For most countries, aid and investment are two entirely different things. Not with the Chinese, though, where until recently the country’s aid programs were actually managed through the Ministry of Commerce.
Because the Chinese have such an opaque system, it’s very difficult for outsiders to understand what programs are being managed by which ministry and what are the objectives. Again, this is not the case with other donor countries like the U.S. or the UK where there are high levels of disclosure and transparency in the development finance process.

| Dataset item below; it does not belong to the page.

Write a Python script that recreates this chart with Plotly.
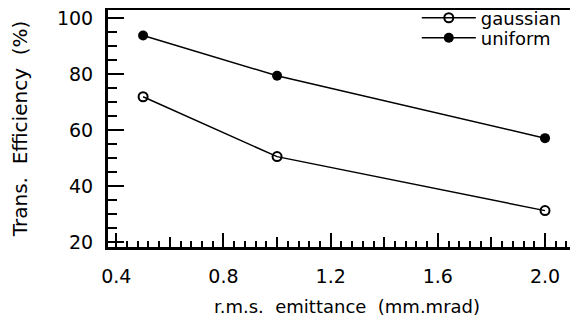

The Chinese, for their part, do say they are committed to making the distinction between aid, investment and lending more transparent. The first step came last year with the introduction of the new China International Development Cooperation Agency (CIDCA), the supposed Chinese equivalent to USAID, DFID and other traditional donor agencies. Now, just more than a year old, CIDCA hasn’t done very much and is still yet to prove itself.
Pippa Morgan, a teaching fellow at New York University’s Shanghai campus, is an expert in Chinese aid and development. She recently completed her Ph.D. on the topic at Fudan University in Shanghai and recently co-authored a paper with Professor Yu Zheng from Fudan University’s School of International Relations and Public Affairs entitled “Tracing the Legacy: China’s Historical Aid and Contemporary Investment in Africa.“
Show Notes:
- Quartz: China’s aid to African leaders’ home regions nearly tripled after they assumed power by Abdi Latif Dahir
- Carnegie Endowment for International Peace: The Logic Behind China’s Foreign Aid Agency by Cheng Cheng
- China-Africa Research Initiative: Data — Charting China’s Foreign to Africa
- Foreign Policy: Chinese Aid and Investment Are Good for Africa by J. Peter Pham, Abdoul Salam bello, Boubacar-Sid Barry

Pippa Morgan’s research is motivated by a desire to understand the political economy of South-South economic engagement, with a focus on China’s foreign economic relations, and Chinese aid, foreign direct investment, and contracting projects in Africa. More broadly, she is interested in combining quantitative and qualitative methods to understand how history influences contemporary political economy, and in how political and sociological factors impact prospects for economic development. Pippa is also the assistant editor of two academic journals, the Chinese Political Science Review and the Fudan Journal of the Humanities and Social Sciences.